In French, the tradition of the “calembour” goes back centuries and was considered a high art form in the courts of Louis XV. Voltaire was a prolific punster. So was Victor Hugo, who reportedly once engaged in a pun contest conducted entirely by telegram. (The most famous exchange: Hugo sent a telegram reading simply “?” to his publisher, asking about book sales. The publisher replied “!” Technically not a pun, but the same spirit of compressed double meaning.)
The point is, if you want to define pun as a concept, you can’t limit it to English. The impulse to play with language is universal. The specific mechanics change, but the underlying joy, that little spark of recognition when a word does something unexpected, that’s human. Deeply, irreducibly human.
Why Puns Matter (No, Really)
I know, I know. “Puns matter” sounds like the thesis statement of the world’s least convincing TED talk. But hear me out.
Puns are often the first form of wordplay children learn. There’s research showing that kids who engage with puns develop stronger metalinguistic awareness, which is the ability to think about language as a system rather than just a tool for communication. When a seven-year-old says “why did the bicycle fall over? Because it was two-tired!” they’re demonstrating an understanding that words can operate on multiple levels simultaneously. That’s genuinely sophisticated cognitive work, wrapped in a joke about a bicycle.
Puns also serve as a kind of social glue. They’re low-stakes. Nobody’s offended by a pun (annoyed, maybe, but not offended). They work in professional settings, family dinners, first dates if you’re brave, and funerals if you’re Mercutio. They’re the Switzerland of humor.
And ngl, there’s something beautiful about a form of comedy that requires you to actually understand the language you’re speaking. You can’t pun in a language you don’t know well. Puns reward fluency, reading, and attention to the weird little cracks in how words work. They’re the comedian’s proof of literacy.
So How Do You Actually Define It?
After all that, here’s my attempt at a clean definition: a pun is a deliberate use of a word or phrase that activates two or more of its meanings simultaneously, for humorous, rhetorical, or poetic effect.
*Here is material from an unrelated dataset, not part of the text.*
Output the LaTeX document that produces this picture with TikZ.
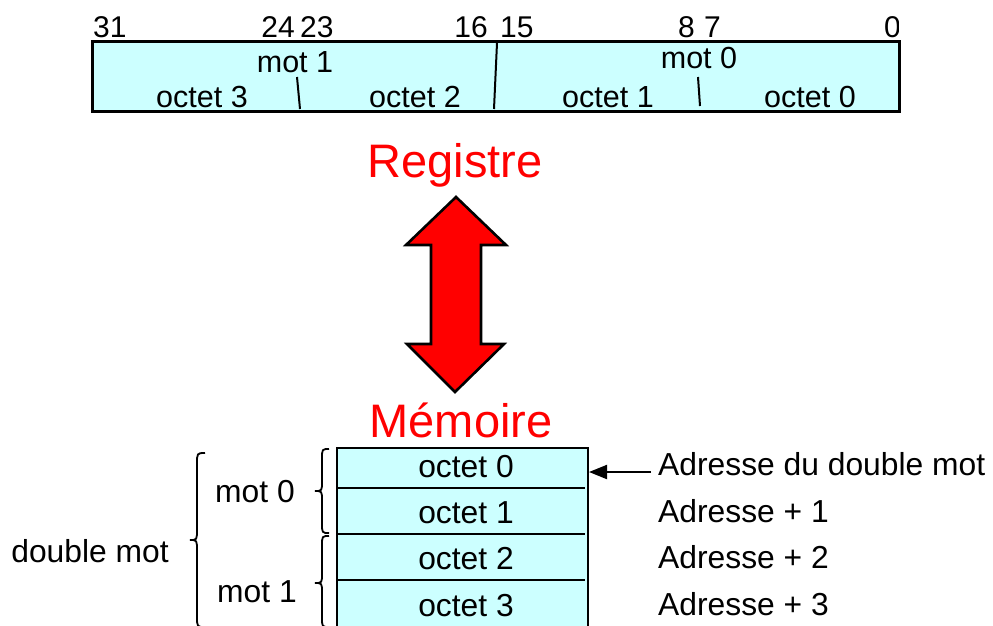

That covers the homophonic ones (same sound, different meaning), the homographic ones (same spelling, different meaning), and the compound ones (multiple puns stacked together). It covers Shakespeare and dad jokes and Chinese New Year fish. It covers good puns and bad puns and puns that are so bad they loop back around to being good.
You can’t box a pun into a single definition, not perfectly. The form is too slippery, too context-dependent, too alive. Which is, of course, exactly what makes it fun.
And if this whole article felt like a pun-dering exploration of the obvious? Well. You’re probably right. But at least now you can articulate exactly why that word worked the way it did. And that, honestly, is half the battle.